Zur geomagnetischen Prospektion, auch Magnetprospektion oder Geomagnetik genannt, eignen sich Protonen- oder andere Nuklear-Magnetometer (etwa mittels Rubidium, Caesium oder Alkalidampf), die den Betrag des Erdmagnetfeldes hochgenau (besser als 0,1 nT) und absolut (ca. 48000 nT in Mitteleuropa) registrieren können. In der Prospektion reicht es jedoch meist aus, nur die relative Änderung des Erdmagnetfeldes, bezogen auf einen Basispunkt, zu messen. Hierzu sind Fluxgate-Magnetometer in Gradiometeranordnung geeignet. Sie messen meist nur die Differenz einer Magnetfeldkomponente (normalerweise die vertikale) in zwei unterschiedlichen Höhen. Die Auflösung beträgt ca. 0,1 bis 1 nT und ist in der Regel gut geeignet für die archäometrische Prospektion. Ein wesentlicher Vorteil der Gradiometeranordnung ist, dass eine Korrektur der Magnetfeldmessungen wegen der zeitlichen Variation des Erdmagnetfeldes (von ca. 20 nT bis weiter über 500 nT innerhalb eines Tages) nicht mehr nötig ist. Inzwischen werden mehrere Fluxgate-Gradiometer in einer Linie angeordnet, so dass bei der Begehung ein breiter Streifen des Geländes erfasst werden kann. Dies ermöglicht eine schnellere Vermessung auch großer Flächen.

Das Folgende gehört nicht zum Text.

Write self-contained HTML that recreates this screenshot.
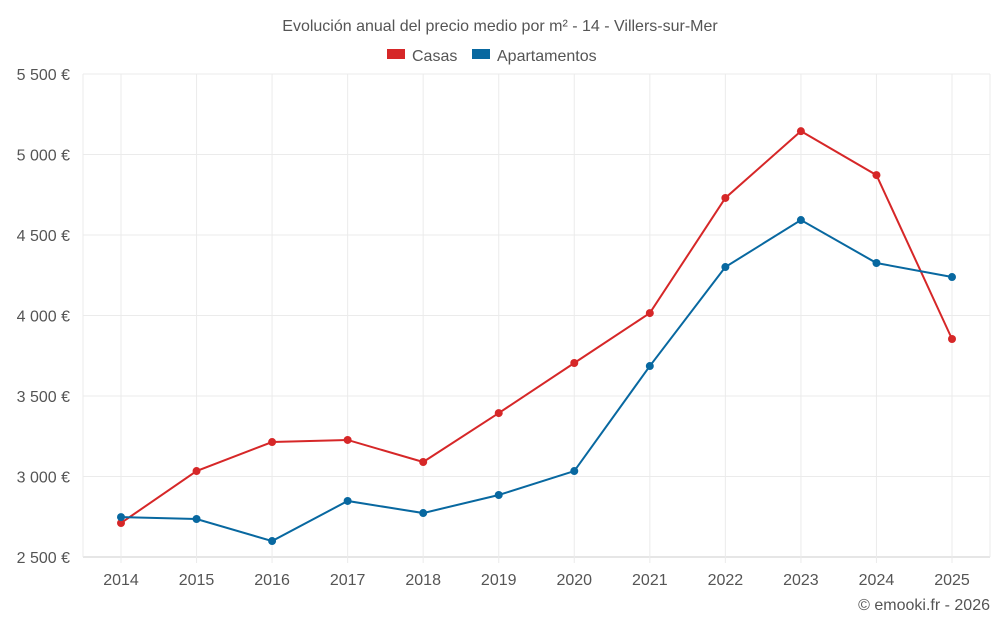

Die Interpretation der Messungen beschränkt sich meist auf die Identifizierung magnetischer Anomalien aus dem Magnetogramm. Dieses stellt die Rohdaten oder aufbereitete Daten flächenhaft als eine Karte der magnetischen Anomalien dar. Eine weitere Analyse der Anomalien, wie etwa die Bestimmung der maximalen Tiefe des Quellkörpers oder seine Magnetisierung, ist mit geophysikalischen Methoden zwar möglich, wird aber meist nicht durchgeführt. Hierfür sind Gradiometermessungen den Messungen der vollständigen Magnetfeldkomponenten unterlegen.

Magnetische Anomalien werden durch Artefakte wie Eisenteile, Schlacken, Tonscherben aber auch verrottete Baumpfähle erzeugt. In letzterem Fall sind hierfür magnetotaktische Bakterien verantwortlich. Einen weiteren, meist großräumigen Einfluss haben geologische Störkörper. Verwendet man keine Gradiometeranordnung, sind außerdem die zeitlichen Störungen des Erdmagnetfeldes zu berücksichtigen.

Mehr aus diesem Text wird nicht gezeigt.